A possible better approach is to just use the Linq extension Take(). I don't think you would need to use Skip() with a generator.
Edit: Dang, I have been trying to test this behavior with the following code
Note: this is wasn't really correct, I leave it here so others don't fall into the same mistake.
var numbers = RandomNumberGenerator();
var slice = numbers.Take(10);
public static IEnumerable<int> RandomNumberGenerator()
{
yield return random.Next();
}
but the Count() for slice is alway 1. I also tried running it through a foreach loop since I know that the Linq extensions are generally lazily evaluated and it only looped once. I eventually did the code below instead of the Take() and it works:
public static IEnumerable<int> Slice(this IEnumerable<int> enumerable, int size)
{
var list = new List<int>();
foreach (var count in Enumerable.Range(0, size)) list.Add(enumerable.First());
return list;
}
If you notice I am adding the First() to the list each time, but since the enumerable that is being passed in is the generator from RandomNumberGenerator() the result is different every time.
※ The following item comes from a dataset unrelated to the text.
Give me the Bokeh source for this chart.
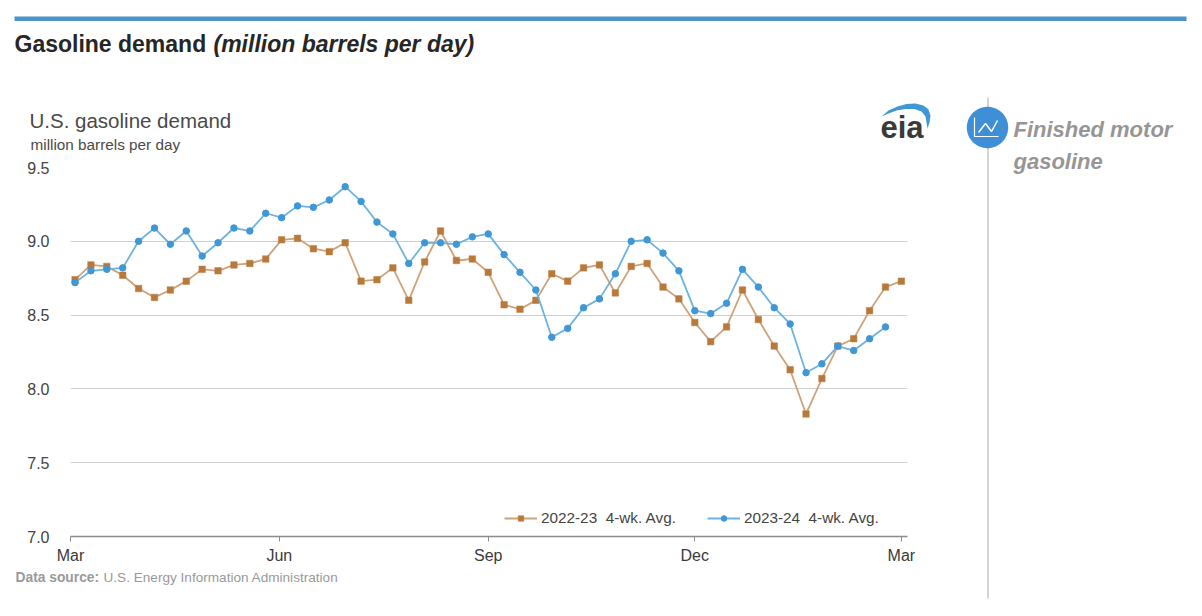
import numpy as np
from bokeh.plotting import figure
from bokeh.layouts import row, column
from bokeh.embed import file_html
from bokeh.resources import INLINE
from bokeh.core.properties import value
from bokeh.models import Legend, LegendItem, FixedTicker

# days since 1 March for each weekly observation
week_days = [2, 9, 16, 23, 30, 37, 44, 51, 58, 65, 72, 79, 86, 93, 100, 107, 114, 121, 128, 135, 142, 149, 156, 163,
             170, 177, 184, 191, 198, 205, 212, 219, 226, 233, 240, 247, 254, 261, 268, 275, 282, 289, 296, 303, 310,
             317, 324, 331, 338, 345, 352, 359, 366]
avg_2022_23 = [8.74, 8.84, 8.83, 8.77, 8.68, 8.62, 8.67, 8.73, 8.81, 8.80, 8.84, 8.85, 8.88, 9.01, 9.02, 8.95, 8.93,
               8.99, 8.73, 8.74, 8.82, 8.60, 8.86, 9.07, 8.87, 8.88, 8.79, 8.57, 8.54, 8.60, 8.78, 8.73, 8.82, 8.84,
               8.65, 8.83, 8.85, 8.69, 8.61, 8.45, 8.32, 8.42, 8.67, 8.47, 8.29, 8.13, 7.83, 8.07, 8.29, 8.34, 8.53,
               8.69, 8.73]
avg_2023_24 = [8.72, 8.80, 8.81, 8.82, 9.00, 9.09, 8.98, 9.07, 8.90, 8.99, 9.09, 9.07, 9.19, 9.16, 9.24, 9.23, 9.28,
               9.37, 9.27, 9.13, 9.05, 8.85, 8.99, 8.99, 8.98, 9.03, 9.05, 8.91, 8.79, 8.67, 8.35, 8.41, 8.55, 8.61,
               8.78, 9.00, 9.01, 8.92, 8.80, 8.53, 8.51, 8.58, 8.81, 8.69, 8.55, 8.44, 8.11, 8.17, 8.29, 8.26, 8.34,
               8.42]
month_ticks = [0, 92, 184, 275, 366]
month_labels = ["Mar", "Jun", "Sep", "Dec", "Mar"]
y_ticks = [7.0, 7.5, 8.0, 8.5, 9.0, 9.5]

BROWN = "#b87a3c"
BLUE = "#3f97d6"
FONT = "Liberation Sans"

# page layout (pixels)
SPLIT_X = 960
RULE_H = 28
TOP_H = 155
CHART_BOTTOM = 566
F_L, F_R, F_T, F_B = 70, 907, 167, 536


def strip(x0, x1, y0, y1):
    """A blank panel whose data coordinates are page pixels."""
    f = figure(width=x1 - x0, height=y1 - y0, x_range=(x0, x1), y_range=(y1, y0),
               x_axis_type=None, y_axis_type=None, output_backend="svg", toolbar_location=None,
               min_border=0, min_border_left=0, min_border_right=0, min_border_top=0, min_border_bottom=0,
               frame_align=False)
    f.outline_line_color = None
    f.xgrid.visible = False
    f.ygrid.visible = False
    f.background_fill_color = "white"
    f.border_fill_color = "white"
    return f


def put(f, text, x, y, size, color, style="normal"):
    f.text([x], [y], text=[text], text_font=value(FONT), text_font_size=value(size), text_color=color,
           text_font_style=style, text_baseline="middle", text_align="left")


# chart ---------------------------------------------------------------------
p = figure(width=SPLIT_X, height=CHART_BOTTOM - TOP_H, x_range=(0, 368.7), y_range=(7.0, 9.5),
           output_backend="svg", toolbar_location=None, frame_align=False,
           min_border_left=F_L, min_border_right=SPLIT_X - F_R, min_border_top=F_T - TOP_H,
           min_border_bottom=CHART_BOTTOM - F_B)
p.outline_line_color = None
p.background_fill_color = "white"
p.border_fill_color = "white"

p.xgrid.visible = False
p.ygrid.grid_line_color = "#cfcfcf"
p.ygrid.grid_line_width = 1.2
p.ygrid.ticker = FixedTicker(ticks=y_ticks)

p.yaxis.ticker = FixedTicker(ticks=y_ticks)
p.yaxis.axis_line_color = None
p.yaxis.major_tick_line_color = None
p.yaxis.minor_tick_line_color = None
p.yaxis.major_label_text_font = FONT
p.yaxis.major_label_text_font_size = "16px"
p.yaxis.major_label_text_color = "#444444"
p.yaxis.major_label_standoff = 15
p.yaxis.major_label_overrides = {t: f"{t:.1f}" for t in y_ticks}

p.xaxis.ticker = FixedTicker(ticks=month_ticks)
p.xaxis.major_label_overrides = dict(zip(month_ticks, month_labels))
p.xaxis.axis_line_color = "#8c8c8c"
p.xaxis.axis_line_width = 1.5
p.xaxis.major_tick_line_color = "#8c8c8c"
p.xaxis.major_tick_in = 0
p.xaxis.major_tick_out = 5
p.xaxis.minor_tick_line_color = None
p.xaxis.major_label_text_font = FONT
p.xaxis.major_label_text_font_size = "16px"
p.xaxis.major_label_text_color = "#3a3a3a"
p.xaxis.major_label_standoff = 5

l1 = p.line(week_days, avg_2022_23, line_color="#cfa27a", line_width=1.8)
m1 = p.scatter(week_days, avg_2022_23, marker="square", size=6.5, fill_color=BROWN, line_color=BROWN, line_width=0.5)
l2 = p.line(week_days[:len(avg_2023_24)], avg_2023_24, line_color="#6db3e0", line_width=1.8)
m2 = p.scatter(week_days[:len(avg_2023_24)], avg_2023_24, marker="circle", size=6.5, fill_color=BLUE, line_color=BLUE)

legend = Legend(items=[LegendItem(label="2022-23  4-wk. Avg.", renderers=[l1, m1]),
                       LegendItem(label="2023-24  4-wk. Avg.", renderers=[l2, m2])],
                orientation="horizontal", location=(434, 9),
                background_fill_alpha=0, border_line_color=None,
                label_text_font=FONT, label_text_font_size="15.3px", label_text_color="#444444",
                glyph_width=33, glyph_height=14, label_standoff=4, spacing=31, padding=4, margin=0)
p.add_layout(legend, "center")

# header rule -------------------------------------------------------------------
rule = strip(0, 1202, 0, RULE_H)
rule.quad(left=[14], right=[1186], top=[16], bottom=[20.5], fill_color="#4a94c8", line_color=None)

# top-left panel: heading, chart title, logo -----------------------------------
top = strip(0, SPLIT_X, RULE_H, TOP_H)
put(top, "Gasoline demand", 14, 43, "23px", "#262626", "bold")
put(top, "(million barrels per day)", 213, 43, "23px", "#262626", "bold italic")
put(top, "U.S. gasoline demand", 29, 120, "20.5px", "#4a4a4a")
put(top, "million barrels per day", 30, 144, "15.3px", "#4a4a4a")
put(top, "eia", 880, 127, "31px", "#3a3a3a", "bold")
arc_x = [881, 888, 897, 906, 915, 923, 928, 930, 929, 927, 926, 925, 921, 914, 905, 896, 888]
arc_y = [116, 110, 106, 103.5, 103, 105, 109, 115, 122, 128, 122, 116, 111, 108.5, 108.5, 110, 113]
top.patch(arc_x, arc_y, fill_color=BLUE, line_color=None)

# bottom-left panel: source -----------------------------------------------------
bottom = strip(0, SPLIT_X, CHART_BOTTOM, 616)
put(bottom, "Data source:", 15, 577, "13.8px", "#9a9a9a", "bold")
put(bottom, "U.S. Energy Information Administration", 103, 577, "13.6px", "#9a9a9a")

# right panel --------------------------------------------------------------------
side = strip(SPLIT_X, 1202, RULE_H, 616)
side.quad(left=[986.5], right=[988.5], top=[97], bottom=[598], fill_color="#d4d4d4", line_color=None)
a = np.linspace(0, 2 * np.pi, 72)
side.patch(987 + 20.7 * np.cos(a), 127 + 20.7 * np.sin(a), fill_color="#3f8fd6", line_color=None)
side.line([974, 974, 998], [117, 136, 136], line_color="white", line_width=1.2)
side.line([978, 985, 991, 997], [132, 123, 131, 120], line_color="white", line_width=1.5)
put(side, "Finished motor", 1013, 129, "22px", "#969696", "bold italic")
put(side, "gasoline", 1013, 161, "22px", "#969696", "bold italic")

page = column(rule, row(column(top, p, bottom), side))
open("out.html", "w").write(file_html(page, INLINE))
So again with a generator using Skip() is not needed since the result will be different. Looping over an IEnumerable is not always side effect free.
Edit: I'll leave the last edit just so no one falls into the same mistake, but it worked fine for me just doing this:
var numbers = RandomNumberGenerator();
var slice1 = numbers.Take(10);
var slice2 = numbers.Take(10);
The two slices were different.
I had made some mistakes in my original answer but some of the points still stand. Skip() and Take() are not going to work the same with a generator as it would a list. Looping over an IEnumerable is not always side effect free. Anyway here is my take on getting a list of slices.
public static IEnumerable<int> RandomNumberGenerator()
{
while(true) yield return random.Next();
}
public static IEnumerable<IEnumerable<int>> Slice(this IEnumerable<int> enumerable, int size, int count)
{
var slices = new List<List<int>>();
foreach (var iteration in Enumerable.Range(0, count)){
var list = new List<int>();
list.AddRange(enumerable.Take(size));
slices.Add(list);
}
return slices;
}
I got this solution for the same problem:
int[] ints = {1, 2, 3, 4, 5, 6, 7, 8, 9, 10};
IEnumerable<IEnumerable<int>> chunks = Chunk(ints, 2, t => t.Dump());
//won't enumerate, so won't do anything unless you force it:
chunks.ToList();
IEnumerable<T> Chunk<T, R>(IEnumerable<R> src, int n, Func<IEnumerable<R>, T> action){
IEnumerable<R> head;
IEnumerable<R> tail = src;
while (tail.Any())
{
head = tail.Take(n);
tail = tail.Skip(n);
yield return action(head);
}
}
if you just want the chunks returned, not do anything with them, use chunks = Chunk(ints, 2, t => t). What I would really like is to have to have t=>t as default action, but I haven't found out how to do that yet.